[Your goal]: Set down the data below without change, skipping the pictures it holds.

[Dataset section]:
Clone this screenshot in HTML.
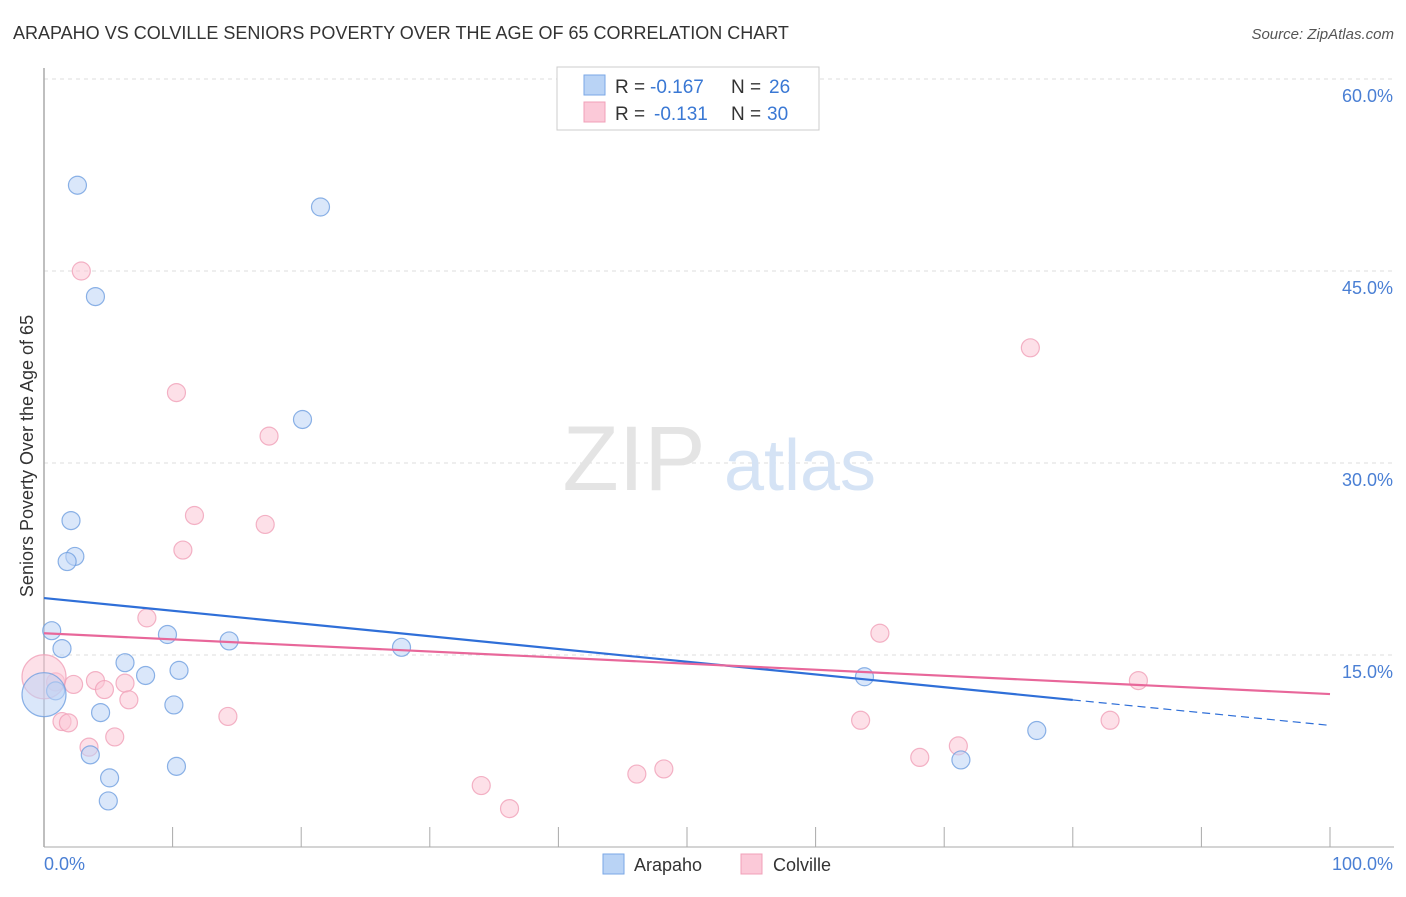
<!DOCTYPE html>
<html><head><meta charset="utf-8"><style>
body{margin:0;background:#fff;font-family:"Liberation Sans",sans-serif;}
svg text{font-family:"Liberation Sans",sans-serif;}
</style></head><body>
<svg id="chart" width="1406" height="892" xmlns="http://www.w3.org/2000/svg">
<text x="13" y="39" font-size="18" fill="#333">ARAPAHO VS COLVILLE SENIORS POVERTY OVER THE AGE OF 65 CORRELATION CHART</text>
<text x="1394" y="39" font-size="15" fill="#555" text-anchor="end" font-style="italic">Source: ZipAtlas.com</text>
<g id="grid"></g>
<g><text x="634" y="490" font-size="92" fill="#e4e4e4" text-anchor="middle" font-family="Liberation Serif">ZIP</text><text x="800" y="490" font-size="72" fill="#d5e3f5" text-anchor="middle">atlas</text></g>
<line x1="44" y1="68" x2="44" y2="847" stroke="#aaa" stroke-width="1.5"/>
<line x1="44" y1="847" x2="1394" y2="847" stroke="#aaa" stroke-width="1"/>
<text transform="translate(33,456) rotate(-90)" font-size="18" fill="#333" text-anchor="middle">Seniors Poverty Over the Age of 65</text>
<text x="44" y="870" font-size="18" fill="#4a7fd4">0.0%</text>
<text x="1393" y="870" font-size="18" fill="#4a7fd4" text-anchor="end">100.0%</text>
<g id="marks"></g>
<g>
<rect x="557" y="67" width="262" height="63" fill="#fff" stroke="#ccc"/>
<rect x="584" y="75" width="21" height="20" fill="#b9d3f5" stroke="#7aa7e6"/>
<rect x="584" y="102" width="21" height="20" fill="#fbc9d8" stroke="#f0a0b8"/>
<text x="615" y="93" font-size="19" fill="#333">R =</text>
<text x="650" y="93" font-size="19" fill="#3a78d4">-0.167</text>
<text x="731" y="93" font-size="19" fill="#333">N =</text>
<text x="769" y="93" font-size="19" fill="#3a78d4">26</text>
<text x="615" y="120" font-size="19" fill="#333">R =</text>
<text x="654" y="120" font-size="19" fill="#3a78d4">-0.131</text>
<text x="731" y="120" font-size="19" fill="#333">N =</text>
<text x="767" y="120" font-size="19" fill="#3a78d4">30</text>
</g>
<g>
<rect x="603" y="854" width="21" height="20" fill="#b9d3f5" stroke="#7aa7e6"/>
<text x="634" y="871" font-size="18" fill="#333">Arapaho</text>
<rect x="741" y="854" width="21" height="20" fill="#fbc9d8" stroke="#f0a0b8"/>
<text x="773" y="871" font-size="18" fill="#333">Colville</text>
</g>
</svg>
<script>
const yTicks=[15,30,45,60];
const yTickLabels=["15.0%","30.0%","45.0%","60.0%"];
const xTicks=[0,10,20,30,40,50,60,70,80,90,100];
const arapahoX=[2.6,21.5,4.0,20.1,2.1,2.4,1.8,0.6,9.6,14.4,1.4,27.8,6.3,7.9,10.5,0.9,4.4,10.1,3.6,5.1,10.3,5.0,63.8,77.2,71.3,0];
const arapahoY=[51.7,50.0,43.0,33.4,25.5,22.7,22.3,16.9,16.6,16.1,15.5,15.6,14.4,13.4,13.8,12.2,10.5,11.1,7.2,5.4,6.3,3.6,13.3,9.1,6.8,11.9];
const arapahoR=[9,9,9,9,9,9,9,9,9,9,9,9,9,9,9,9,9,9,9,9,9,9,9,9,9,22];
const colvilleX=[2.9,10.3,17.5,11.7,17.2,10.8,8.0,65.0,76.7,0.9,2.3,4.0,6.3,4.7,6.6,1.4,1.9,3.5,5.5,14.3,34.0,36.2,46.1,48.2,63.5,68.1,71.1,82.9,85.1,0];
const colvilleY=[45.0,35.5,32.1,25.9,25.2,23.2,17.9,16.7,39.0,12.9,12.7,13.0,12.8,12.3,11.5,9.8,9.7,7.8,8.6,10.2,4.8,3.0,5.7,6.1,9.9,7.0,7.9,9.9,13.0,13.3];
const colvilleR=[9,9,9,9,9,9,9,9,9,9,9,9,9,9,9,9,9,9,9,9,9,9,9,9,9,9,9,9,9,22];
const arapahoTrend=[19.45,9.5];
const arapahoSolidEnd=80;
const colvilleTrend=[16.7,11.95];
const NS="http://www.w3.org/2000/svg";
const xs=v=>44+v*12.86;
const ys=v=>847-v*12.8;
function mk(tag,attrs,parent){const e=document.createElementNS(NS,tag);for(const k in attrs)e.setAttribute(k,attrs[k]);parent.appendChild(e);return e;}
const grid=document.getElementById('grid');
yTicks.forEach((t,i)=>{
 const l=mk('line',{x1:44,x2:1394,y1:ys(t),y2:ys(t),stroke:'#ddd','stroke-dasharray':'4,4'},grid);
 
 
 const tx=mk('text',{x:1393,y:ys(t)+23,'font-size':18,fill:'#4a7fd4','text-anchor':'end'},grid);
 tx.textContent=yTickLabels[i];
 
 
});
const topGrid=mk('line',{x1:44,x2:1394,y1:79,y2:79,stroke:'#ddd','stroke-dasharray':'4,4'},grid);


xTicks.forEach(t=>{
 const l=mk('line',{x1:xs(t),x2:xs(t),y1:827,y2:847,stroke:'#aaa'},grid);
 
 
});
const marks=document.getElementById('marks');
function pts(X,Y,R,fill,stroke,name){
 X.forEach((x,i)=>{
  const c=mk('circle',{cx:xs(x),cy:ys(Y[i]),r:R[i],fill:fill,'fill-opacity':0.55,stroke:stroke,'stroke-width':1.2,'stroke-opacity':0.8},marks);
  
  
 });
}
pts(colvilleX,colvilleY,colvilleR,'#fbc6d6','#f0a0b8','colville-point');
pts(arapahoX,arapahoY,arapahoR,'#bcd4f5','#6f9fe0','arapaho-point');
const tb=v=>arapahoTrend[0]+(arapahoTrend[1]-arapahoTrend[0])*v/100;
const bl=mk('line',{x1:xs(0),y1:ys(tb(0)),x2:xs(arapahoSolidEnd),y2:ys(tb(arapahoSolidEnd)),stroke:'#2f6fd8','stroke-width':2.2},marks);


const bd=mk('line',{x1:xs(arapahoSolidEnd),y1:ys(tb(arapahoSolidEnd)),x2:xs(100),y2:ys(tb(100)),stroke:'#2f6fd8','stroke-width':1.2,'stroke-dasharray':'8,5'},marks);


const pl=mk('line',{x1:xs(0),y1:ys(colvilleTrend[0]),x2:xs(100),y2:ys(colvilleTrend[1]),stroke:'#e8679a','stroke-width':2.2},marks);


</script>
</body></html>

[The result]:
Clone this screenshot in HTML.
<!DOCTYPE html>
<html><head><meta charset="utf-8"><style>
body{margin:0;background:#fff;font-family:"Liberation Sans",sans-serif;}
svg text{font-family:"Liberation Sans",sans-serif;}
</style></head><body>
<svg id="chart" width="1406" height="892" xmlns="http://www.w3.org/2000/svg">
<text x="13" y="39" font-size="18" fill="#333">ARAPAHO VS COLVILLE SENIORS POVERTY OVER THE AGE OF 65 CORRELATION CHART</text>
<text x="1394" y="39" font-size="15" fill="#555" text-anchor="end" font-style="italic">Source: ZipAtlas.com</text>
<g id="grid"></g>
<g><text x="634" y="490" font-size="92" fill="#e4e4e4" text-anchor="middle" font-family="Liberation Serif">ZIP</text><text x="800" y="490" font-size="72" fill="#d5e3f5" text-anchor="middle">atlas</text></g>
<line x1="44" y1="68" x2="44" y2="847" stroke="#aaa" stroke-width="1.5"/>
<line x1="44" y1="847" x2="1394" y2="847" stroke="#aaa" stroke-width="1"/>
<text transform="translate(33,456) rotate(-90)" font-size="18" fill="#333" text-anchor="middle">Seniors Poverty Over the Age of 65</text>
<text x="44" y="870" font-size="18" fill="#4a7fd4">0.0%</text>
<text x="1393" y="870" font-size="18" fill="#4a7fd4" text-anchor="end">100.0%</text>
<g id="marks"></g>
<g>
<rect x="557" y="67" width="262" height="63" fill="#fff" stroke="#ccc"/>
<rect x="584" y="75" width="21" height="20" fill="#b9d3f5" stroke="#7aa7e6"/>
<rect x="584" y="102" width="21" height="20" fill="#fbc9d8" stroke="#f0a0b8"/>
<text x="615" y="93" font-size="19" fill="#333">R =</text>
<text x="650" y="93" font-size="19" fill="#3a78d4">-0.167</text>
<text x="731" y="93" font-size="19" fill="#333">N =</text>
<text x="769" y="93" font-size="19" fill="#3a78d4">26</text>
<text x="615" y="120" font-size="19" fill="#333">R =</text>
<text x="654" y="120" font-size="19" fill="#3a78d4">-0.131</text>
<text x="731" y="120" font-size="19" fill="#333">N =</text>
<text x="767" y="120" font-size="19" fill="#3a78d4">30</text>
</g>
<g>
<rect x="603" y="854" width="21" height="20" fill="#b9d3f5" stroke="#7aa7e6"/>
<text x="634" y="871" font-size="18" fill="#333">Arapaho</text>
<rect x="741" y="854" width="21" height="20" fill="#fbc9d8" stroke="#f0a0b8"/>
<text x="773" y="871" font-size="18" fill="#333">Colville</text>
</g>
</svg>
<script>
const yTicks=[15,30,45,60];
const yTickLabels=["15.0%","30.0%","45.0%","60.0%"];
const xTicks=[0,10,20,30,40,50,60,70,80,90,100];
const arapahoX=[2.6,21.5,4.0,20.1,2.1,2.4,1.8,0.6,9.6,14.4,1.4,27.8,6.3,7.9,10.5,0.9,4.4,10.1,3.6,5.1,10.3,5.0,63.8,77.2,71.3,0];
const arapahoY=[51.7,50.0,43.0,33.4,25.5,22.7,22.3,16.9,16.6,16.1,15.5,15.6,14.4,13.4,13.8,12.2,10.5,11.1,7.2,5.4,6.3,3.6,13.3,9.1,6.8,11.9];
const arapahoR=[9,9,9,9,9,9,9,9,9,9,9,9,9,9,9,9,9,9,9,9,9,9,9,9,9,22];
const colvilleX=[2.9,10.3,17.5,11.7,17.2,10.8,8.0,65.0,76.7,0.9,2.3,4.0,6.3,4.7,6.6,1.4,1.9,3.5,5.5,14.3,34.0,36.2,46.1,48.2,63.5,68.1,71.1,82.9,85.1,0];
const colvilleY=[45.0,35.5,32.1,25.9,25.2,23.2,17.9,16.7,39.0,12.9,12.7,13.0,12.8,12.3,11.5,9.8,9.7,7.8,8.6,10.2,4.8,3.0,5.7,6.1,9.9,7.0,7.9,9.9,13.0,13.3];
const colvilleR=[9,9,9,9,9,9,9,9,9,9,9,9,9,9,9,9,9,9,9,9,9,9,9,9,9,9,9,9,9,22];
const arapahoTrend=[19.45,9.5];
const arapahoSolidEnd=80;
const colvilleTrend=[16.7,11.95];
const NS="http://www.w3.org/2000/svg";
const xs=v=>44+v*12.86;
const ys=v=>847-v*12.8;
function mk(tag,attrs,parent){const e=document.createElementNS(NS,tag);for(const k in attrs)e.setAttribute(k,attrs[k]);parent.appendChild(e);return e;}
const grid=document.getElementById('grid');
yTicks.forEach((t,i)=>{
 const l=mk('line',{x1:44,x2:1394,y1:ys(t),y2:ys(t),stroke:'#ddd','stroke-dasharray':'4,4'},grid);
 
 
 const tx=mk('text',{x:1393,y:ys(t)+23,'font-size':18,fill:'#4a7fd4','text-anchor':'end'},grid);
 tx.textContent=yTickLabels[i];
 
 
});
const topGrid=mk('line',{x1:44,x2:1394,y1:79,y2:79,stroke:'#ddd','stroke-dasharray':'4,4'},grid);


xTicks.forEach(t=>{
 const l=mk('line',{x1:xs(t),x2:xs(t),y1:827,y2:847,stroke:'#aaa'},grid);
 
 
});
const marks=document.getElementById('marks');
function pts(X,Y,R,fill,stroke,name){
 X.forEach((x,i)=>{
  const c=mk('circle',{cx:xs(x),cy:ys(Y[i]),r:R[i],fill:fill,'fill-opacity':0.55,stroke:stroke,'stroke-width':1.2,'stroke-opacity':0.8},marks);
  
  
 });
}
pts(colvilleX,colvilleY,colvilleR,'#fbc6d6','#f0a0b8','colville-point');
pts(arapahoX,arapahoY,arapahoR,'#bcd4f5','#6f9fe0','arapaho-point');
const tb=v=>arapahoTrend[0]+(arapahoTrend[1]-arapahoTrend[0])*v/100;
const bl=mk('line',{x1:xs(0),y1:ys(tb(0)),x2:xs(arapahoSolidEnd),y2:ys(tb(arapahoSolidEnd)),stroke:'#2f6fd8','stroke-width':2.2},marks);


const bd=mk('line',{x1:xs(arapahoSolidEnd),y1:ys(tb(arapahoSolidEnd)),x2:xs(100),y2:ys(tb(100)),stroke:'#2f6fd8','stroke-width':1.2,'stroke-dasharray':'8,5'},marks);


const pl=mk('line',{x1:xs(0),y1:ys(colvilleTrend[0]),x2:xs(100),y2:ys(colvilleTrend[1]),stroke:'#e8679a','stroke-width':2.2},marks);


</script>
</body></html>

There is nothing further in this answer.